## Two Models, Two Different Philosophies
Music licensing has two dominant models and choosing the wrong one can cost you thousands — or lock your campaign to a single region. Understanding the difference is not optional for anyone spending money on creative production.
## Royalty-Free: Pay Once, Use Broadly
With a royalty-free license, you pay a flat fee and receive the right to use the track across the agreed platforms and projects indefinitely. There are no usage reports, no quarterly statements, no per-play fees.
**Best for:**
- YouTube channels and social media content
- Agency work where the brief changes often
- Subscription-based creators who produce at volume
- Games and apps where play count is unpredictable
Platforms like Tovah Group operate on this model. One subscription covers you for all your projects without tracking every placement.

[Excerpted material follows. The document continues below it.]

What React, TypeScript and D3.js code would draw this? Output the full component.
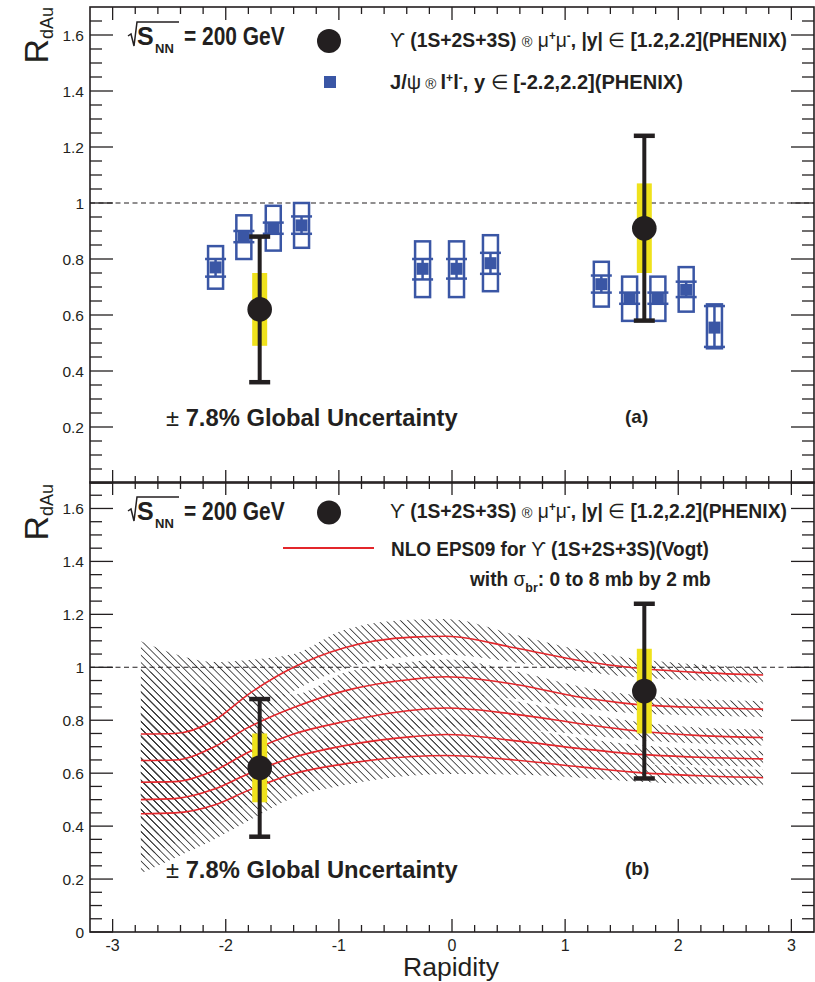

## Rights-Managed: Pay Per Use, Get Exclusivity
Rights-managed music is licensed for a specific use case — a thirty-second TV spot in Canada, for example. The fee is calculated based on territory, audience size, duration, and medium. You can often negotiate exclusivity, meaning no competitor can use the same track.
**Best for:**
- National television campaigns
- Feature film distribution
- Brand partnerships requiring competitive exclusivity
- High-budget commercials where sonic identity matters
## The Hidden Cost of Rights-Managed
If your campaign performs well and you want to extend it — new territory, longer runtime, digital rights — you go back to negotiate again. Every change is another invoice.
## When to Mix Both
Some productions use royalty-free for temp tracks and B-roll, then license a rights-managed hero track for the main campaign. This keeps costs predictable while still giving the centerpiece moment an exclusive sound.
## Quick Decision Guide
| Question | Royalty-Free | Rights-Managed |
|---|---|---|
| Will this run in multiple countries? | Yes | Negotiate per territory |
| Do you need competitor exclusivity? | No | Yes |
| Is your audience unpredictable? | Yes | No |
| Are you producing at volume? | Yes | No |
The answer is almost always royalty-free for digital-first work. Save rights-managed for campaigns where a single track needs to own a brand.